Locate every line in the records below that contains the word "chart", and copy each one.

───── AVAILABLE DATA

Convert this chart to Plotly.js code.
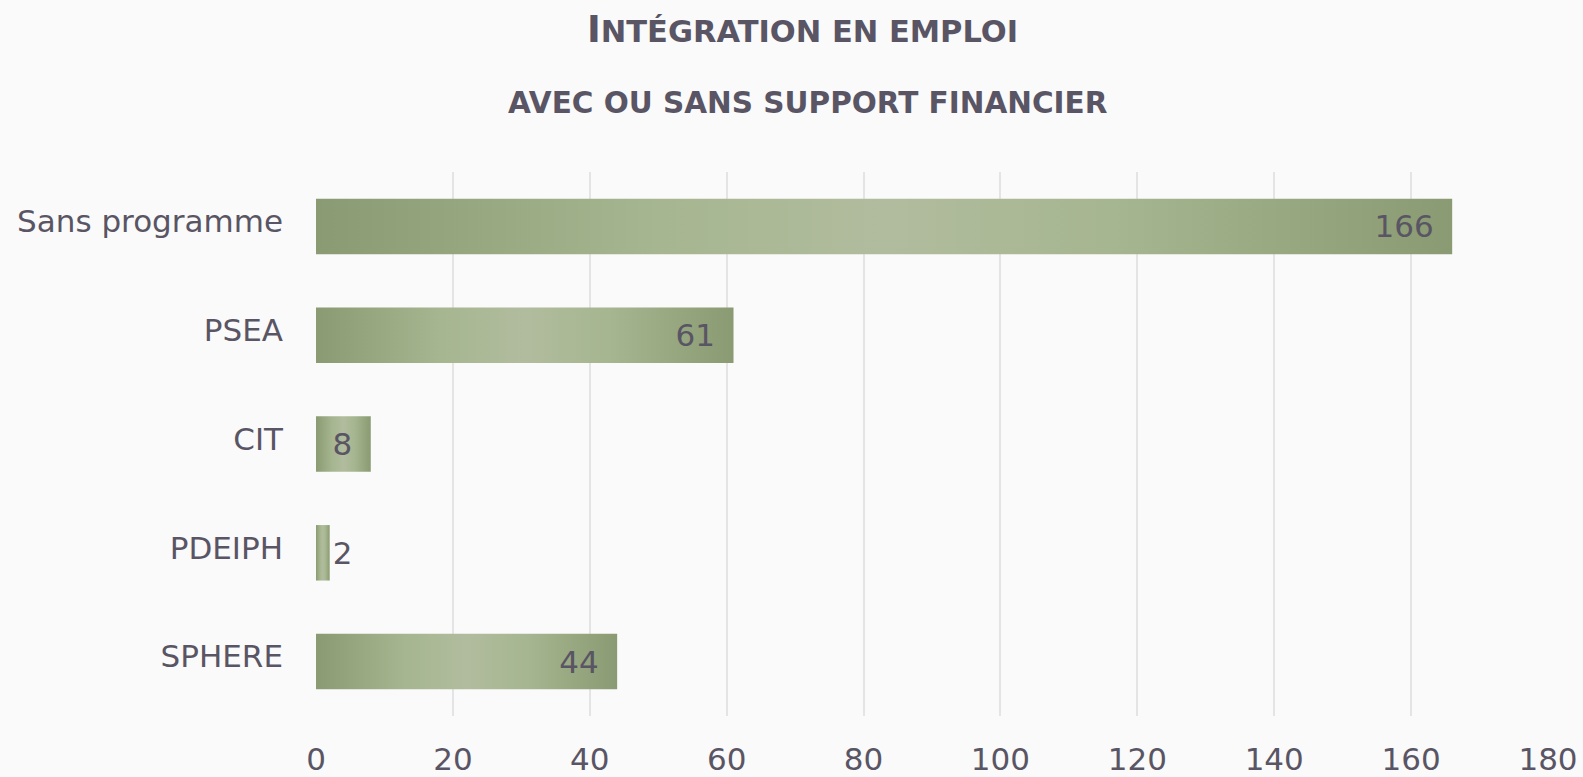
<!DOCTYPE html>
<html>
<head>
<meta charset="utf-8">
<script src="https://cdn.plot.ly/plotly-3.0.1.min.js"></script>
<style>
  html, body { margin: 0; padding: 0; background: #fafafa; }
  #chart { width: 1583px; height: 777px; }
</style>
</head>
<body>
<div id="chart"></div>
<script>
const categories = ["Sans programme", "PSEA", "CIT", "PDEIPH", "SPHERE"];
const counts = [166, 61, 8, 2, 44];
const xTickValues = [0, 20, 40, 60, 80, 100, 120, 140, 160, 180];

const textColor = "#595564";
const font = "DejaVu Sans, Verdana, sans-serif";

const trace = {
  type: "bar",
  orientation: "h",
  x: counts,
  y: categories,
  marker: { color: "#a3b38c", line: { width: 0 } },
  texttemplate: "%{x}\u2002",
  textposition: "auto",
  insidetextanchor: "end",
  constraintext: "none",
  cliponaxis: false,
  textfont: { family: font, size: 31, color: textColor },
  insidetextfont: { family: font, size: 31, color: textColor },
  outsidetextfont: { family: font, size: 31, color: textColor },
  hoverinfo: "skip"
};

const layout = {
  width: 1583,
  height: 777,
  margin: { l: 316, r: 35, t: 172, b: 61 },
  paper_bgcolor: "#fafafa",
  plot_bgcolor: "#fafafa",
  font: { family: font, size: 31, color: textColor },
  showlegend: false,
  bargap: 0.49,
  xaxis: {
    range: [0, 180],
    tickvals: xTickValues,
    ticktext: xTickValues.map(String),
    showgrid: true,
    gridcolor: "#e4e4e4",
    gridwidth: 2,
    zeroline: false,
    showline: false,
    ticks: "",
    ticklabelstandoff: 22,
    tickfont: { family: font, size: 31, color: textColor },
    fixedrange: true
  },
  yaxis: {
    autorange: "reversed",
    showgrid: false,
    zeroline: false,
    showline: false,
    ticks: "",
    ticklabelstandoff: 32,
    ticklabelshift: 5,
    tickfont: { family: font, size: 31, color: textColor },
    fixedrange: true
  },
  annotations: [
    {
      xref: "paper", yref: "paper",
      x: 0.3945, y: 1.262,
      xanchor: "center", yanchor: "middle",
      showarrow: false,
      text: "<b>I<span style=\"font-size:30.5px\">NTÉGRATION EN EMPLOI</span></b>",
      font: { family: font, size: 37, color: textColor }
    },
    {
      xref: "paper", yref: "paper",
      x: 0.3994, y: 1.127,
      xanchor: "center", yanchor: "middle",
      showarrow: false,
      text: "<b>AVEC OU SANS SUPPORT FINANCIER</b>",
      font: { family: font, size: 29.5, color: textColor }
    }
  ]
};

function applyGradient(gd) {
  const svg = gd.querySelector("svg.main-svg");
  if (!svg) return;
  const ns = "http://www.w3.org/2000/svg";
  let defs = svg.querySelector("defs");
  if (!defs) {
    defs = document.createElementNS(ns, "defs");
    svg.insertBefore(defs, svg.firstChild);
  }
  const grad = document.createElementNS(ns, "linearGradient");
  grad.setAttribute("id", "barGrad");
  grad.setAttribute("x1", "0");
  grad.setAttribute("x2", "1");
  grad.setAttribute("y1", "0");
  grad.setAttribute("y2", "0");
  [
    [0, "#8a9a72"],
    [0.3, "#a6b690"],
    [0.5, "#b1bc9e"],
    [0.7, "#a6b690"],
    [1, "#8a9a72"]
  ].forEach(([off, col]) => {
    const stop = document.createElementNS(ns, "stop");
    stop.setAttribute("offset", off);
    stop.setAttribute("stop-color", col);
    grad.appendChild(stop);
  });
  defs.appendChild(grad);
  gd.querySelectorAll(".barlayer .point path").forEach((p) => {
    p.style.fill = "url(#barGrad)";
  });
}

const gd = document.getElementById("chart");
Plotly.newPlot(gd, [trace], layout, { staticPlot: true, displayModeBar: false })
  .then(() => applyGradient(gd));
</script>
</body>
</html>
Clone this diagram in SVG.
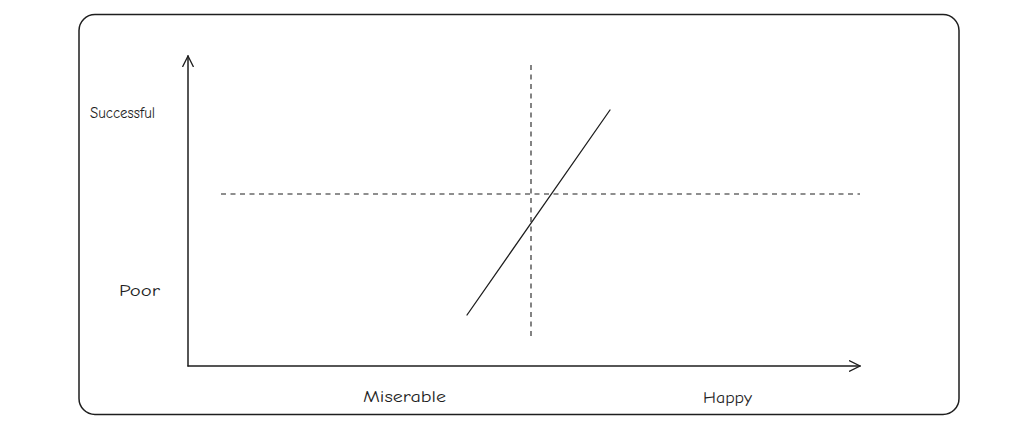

──────────
───── AVAILABLE DATA

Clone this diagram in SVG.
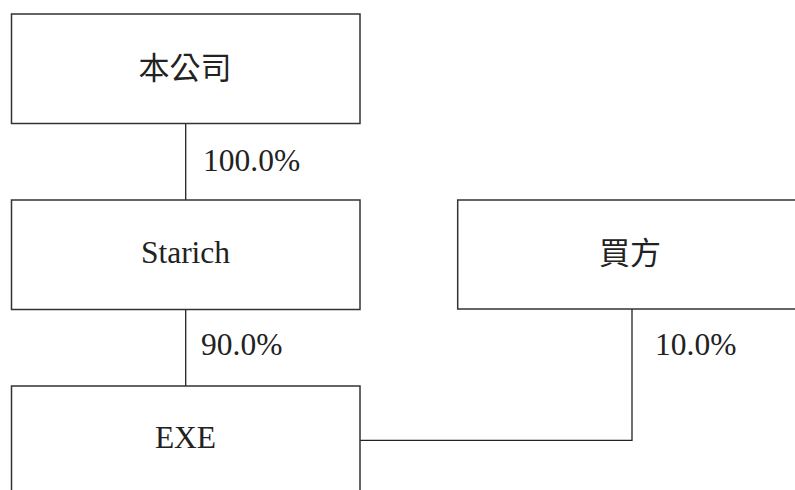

──────────

• [SOLUTION]
Convert this chart to Plotly.js code.
  #chart { width: 1583px; height: 777px; }
<div id="chart"></div>
const gd = document.getElementById("chart");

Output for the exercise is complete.